» Instruction: Give the listing again exactly, omitting its images.
◇ ◇ ◇ ◇
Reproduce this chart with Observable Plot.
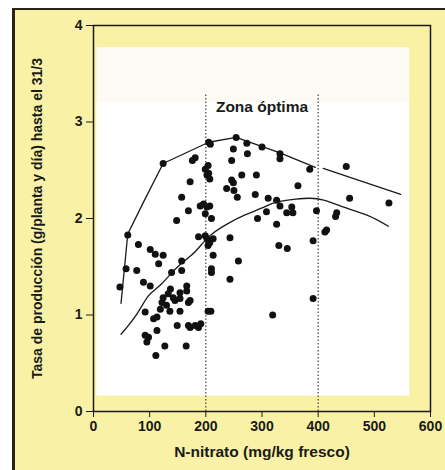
<!DOCTYPE html>
<html><head><meta charset="utf-8">
<script src="https://cdn.jsdelivr.net/npm/d3@7"></script>
<script src="https://cdn.jsdelivr.net/npm/@observablehq/plot@0.6"></script>
<style>
body{margin:0;background:#fff;}
#wrap{position:relative;width:445px;height:470px;overflow:hidden;}
#bg{position:absolute;left:12px;top:8px;right:0;bottom:0;background:#f9f2a6;border-left:3px solid #2a2418;border-top:2px solid #2a2418;}
#chart{position:absolute;left:0;top:0;}
</style></head>
<body><div id="wrap"><div id="bg"></div><div id="chart"></div></div>
<script>
// ---- data ----
const nitrate = [47,58,61,77,80,89,92,92,95,98,101,101,107,110,113,111,113,116,119,122,124,124,127,130,133,136,137,139,142,145,149,154,154,154,157,157,165,166,166,169,169,172,172,181,187,191,204,209,124,
  148,157,169,172,176,181,187,190,196,202,199,207,210,199,202,204,207,205,199,204,207,213,207,202,213,210,210,205,208,
  243,243,258,249,246,254,264,256,237,246,249,250,274,273,300,290,288,292,308,311,326,332,326,330,345,332,332,344,355,353,364,385,397,391,391,319,412,415,431,433,450,456,526];
const rate = [1.29,1.48,1.83,1.46,1.73,1.34,1.03,0.79,0.72,0.77,1.30,1.68,0.96,1.63,0.98,0.58,0.84,1.53,1.06,1.13,1.18,1.62,0.68,1.10,1.22,1.04,1.27,1.44,1.18,1.15,0.89,1.04,1.17,1.23,1.46,1.56,0.68,1.25,1.30,1.13,0.89,1.15,0.87,0.89,0.87,0.91,1.04,1.04,2.57,
  1.98,2.22,2.08,2.38,2.60,2.63,1.81,2.13,2.15,2.12,2.05,2.13,2.00,2.51,2.45,2.55,2.41,2.47,1.82,1.72,1.77,1.79,1.75,1.79,1.62,1.48,1.44,2.79,2.77,
  1.80,1.37,1.56,2.72,2.60,2.84,2.45,2.22,2.31,2.40,2.37,2.29,2.67,2.78,2.74,2.45,2.25,2.00,2.07,2.21,2.19,2.13,1.94,1.72,1.69,2.67,2.62,2.06,2.06,2.12,2.34,2.51,2.08,1.77,1.17,1.00,1.86,1.88,2.02,2.06,2.54,2.21,2.16];
const upperX = [49,61,89,124,205,254,332,395,null,409,547];
const upperY = [1.12,1.84,2.17,2.57,2.79,2.84,2.68,2.53,null,2.52,2.25];
const lowerX = [49,75,98,119,150,180,207,240,267,300,326,360,385,410,444,489,525];
const lowerY = [0.80,0.99,1.20,1.31,1.50,1.65,1.82,1.95,2.03,2.11,2.17,2.20,2.21,2.19,2.12,2.03,1.92];
const optimumBounds = [200,400];
const zoneLabel = "Zona óptima";
const xTicks = [0,100,200,300,400,500,600];
const yTicks = [0,1,2,3,4];
const xLabel = "N-nitrato (mg/kg fresco)";
const yLabel = "Tasa de producción (g/planta y día) hasta el 31/3";

// ---- tables built from the arrays ----
const points = nitrate.map((x,i)=>({x, y: rate[i]}));
const upper = upperX.map((x,i)=>({x: x ?? NaN, y: upperY[i] ?? NaN}));
const lower = lowerX.map((x,i)=>({x, y: lowerY[i]}));
const panels = [
  {x1:6, x2:563, y1:3.2, y2:3.77, fill:"#fcfcf4"},
  {x1:6, x2:563, y1:0.16, y2:3.2, fill:"#ffffff"}
];

const ink = "#1a1a1a";
const chart = Plot.plot({
  width:445, height:470,
  marginLeft:93, marginRight:15, marginTop:25, marginBottom:59,
  style:{background:"transparent", fontFamily:"'Liberation Sans', Arial, sans-serif", fontWeight:"bold", fontSize:"14px", color:ink},
  x:{domain:[0,600]},
  y:{domain:[0,4]},
  marks:[
    Plot.rect(panels, {x1:"x1", x2:"x2", y1:"y1", y2:"y2", fill:"fill"}),
    Plot.ruleX(optimumBounds, {y1:0, y2:3.3, stroke:ink, strokeWidth:1, strokeDasharray:"1.5,2"}),
    Plot.text([zoneLabel], {x: d3.mean(optimumBounds), y:3.15, text:d=>d, fontSize:15.5, fontWeight:"bold", fill:ink}),
    Plot.line(upper, {x:"x", y:"y", stroke:ink, strokeWidth:1.3}),
    Plot.line(lower, {x:"x", y:"y", curve:"natural", stroke:ink, strokeWidth:1.3}),
    Plot.dot(points, {x:"x", y:"y", r:3.5, fill:"#111", stroke:"none"}),
    Plot.frame({stroke:ink, strokeWidth:1.5}),
    Plot.axisX({ticks:xTicks, tickFormat:d=>String(d), tickSize:6, tickPadding:4, fontSize:14, label:null, stroke:ink}),
    Plot.axisX({ticks:[], label:xLabel, labelAnchor:"center", labelOffset:45, labelArrow:"none", fontSize:15.5}),
    Plot.axisY({ticks:yTicks, tickFormat:d=>String(d), tickSize:7, tickPadding:4, fontSize:14, label:yLabel, labelAnchor:"center", labelOffset:61, labelArrow:"none", stroke:ink})
  ]
});
document.getElementById("chart").appendChild(chart);
</script>
</body></html>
◇ ◇ ◇ ◇
» Result of the exercise:
Reproduce this chart with Observable Plot.
<!DOCTYPE html>
<html><head><meta charset="utf-8">
<script src="https://cdn.jsdelivr.net/npm/d3@7"></script>
<script src="https://cdn.jsdelivr.net/npm/@observablehq/plot@0.6"></script>
<style>
body{margin:0;background:#fff;}
#wrap{position:relative;width:445px;height:470px;overflow:hidden;}
#bg{position:absolute;left:12px;top:8px;right:0;bottom:0;background:#f9f2a6;border-left:3px solid #2a2418;border-top:2px solid #2a2418;}
#chart{position:absolute;left:0;top:0;}
</style></head>
<body><div id="wrap"><div id="bg"></div><div id="chart"></div></div>
<script>
// ---- data ----
const nitrate = [47,58,61,77,80,89,92,92,95,98,101,101,107,110,113,111,113,116,119,122,124,124,127,130,133,136,137,139,142,145,149,154,154,154,157,157,165,166,166,169,169,172,172,181,187,191,204,209,124,
  148,157,169,172,176,181,187,190,196,202,199,207,210,199,202,204,207,205,199,204,207,213,207,202,213,210,210,205,208,
  243,243,258,249,246,254,264,256,237,246,249,250,274,273,300,290,288,292,308,311,326,332,326,330,345,332,332,344,355,353,364,385,397,391,391,319,412,415,431,433,450,456,526];
const rate = [1.29,1.48,1.83,1.46,1.73,1.34,1.03,0.79,0.72,0.77,1.30,1.68,0.96,1.63,0.98,0.58,0.84,1.53,1.06,1.13,1.18,1.62,0.68,1.10,1.22,1.04,1.27,1.44,1.18,1.15,0.89,1.04,1.17,1.23,1.46,1.56,0.68,1.25,1.30,1.13,0.89,1.15,0.87,0.89,0.87,0.91,1.04,1.04,2.57,
  1.98,2.22,2.08,2.38,2.60,2.63,1.81,2.13,2.15,2.12,2.05,2.13,2.00,2.51,2.45,2.55,2.41,2.47,1.82,1.72,1.77,1.79,1.75,1.79,1.62,1.48,1.44,2.79,2.77,
  1.80,1.37,1.56,2.72,2.60,2.84,2.45,2.22,2.31,2.40,2.37,2.29,2.67,2.78,2.74,2.45,2.25,2.00,2.07,2.21,2.19,2.13,1.94,1.72,1.69,2.67,2.62,2.06,2.06,2.12,2.34,2.51,2.08,1.77,1.17,1.00,1.86,1.88,2.02,2.06,2.54,2.21,2.16];
const upperX = [49,61,89,124,205,254,332,395,null,409,547];
const upperY = [1.12,1.84,2.17,2.57,2.79,2.84,2.68,2.53,null,2.52,2.25];
const lowerX = [49,75,98,119,150,180,207,240,267,300,326,360,385,410,444,489,525];
const lowerY = [0.80,0.99,1.20,1.31,1.50,1.65,1.82,1.95,2.03,2.11,2.17,2.20,2.21,2.19,2.12,2.03,1.92];
const optimumBounds = [200,400];
const zoneLabel = "Zona óptima";
const xTicks = [0,100,200,300,400,500,600];
const yTicks = [0,1,2,3,4];
const xLabel = "N-nitrato (mg/kg fresco)";
const yLabel = "Tasa de producción (g/planta y día) hasta el 31/3";

// ---- tables built from the arrays ----
const points = nitrate.map((x,i)=>({x, y: rate[i]}));
const upper = upperX.map((x,i)=>({x: x ?? NaN, y: upperY[i] ?? NaN}));
const lower = lowerX.map((x,i)=>({x, y: lowerY[i]}));
const panels = [
  {x1:6, x2:563, y1:3.2, y2:3.77, fill:"#fcfcf4"},
  {x1:6, x2:563, y1:0.16, y2:3.2, fill:"#ffffff"}
];

const ink = "#1a1a1a";
const chart = Plot.plot({
  width:445, height:470,
  marginLeft:93, marginRight:15, marginTop:25, marginBottom:59,
  style:{background:"transparent", fontFamily:"'Liberation Sans', Arial, sans-serif", fontWeight:"bold", fontSize:"14px", color:ink},
  x:{domain:[0,600]},
  y:{domain:[0,4]},
  marks:[
    Plot.rect(panels, {x1:"x1", x2:"x2", y1:"y1", y2:"y2", fill:"fill"}),
    Plot.ruleX(optimumBounds, {y1:0, y2:3.3, stroke:ink, strokeWidth:1, strokeDasharray:"1.5,2"}),
    Plot.text([zoneLabel], {x: d3.mean(optimumBounds), y:3.15, text:d=>d, fontSize:15.5, fontWeight:"bold", fill:ink}),
    Plot.line(upper, {x:"x", y:"y", stroke:ink, strokeWidth:1.3}),
    Plot.line(lower, {x:"x", y:"y", curve:"natural", stroke:ink, strokeWidth:1.3}),
    Plot.dot(points, {x:"x", y:"y", r:3.5, fill:"#111", stroke:"none"}),
    Plot.frame({stroke:ink, strokeWidth:1.5}),
    Plot.axisX({ticks:xTicks, tickFormat:d=>String(d), tickSize:6, tickPadding:4, fontSize:14, label:null, stroke:ink}),
    Plot.axisX({ticks:[], label:xLabel, labelAnchor:"center", labelOffset:45, labelArrow:"none", fontSize:15.5}),
    Plot.axisY({ticks:yTicks, tickFormat:d=>String(d), tickSize:7, tickPadding:4, fontSize:14, label:yLabel, labelAnchor:"center", labelOffset:61, labelArrow:"none", stroke:ink})
  ]
});
document.getElementById("chart").appendChild(chart);
</script>
</body></html>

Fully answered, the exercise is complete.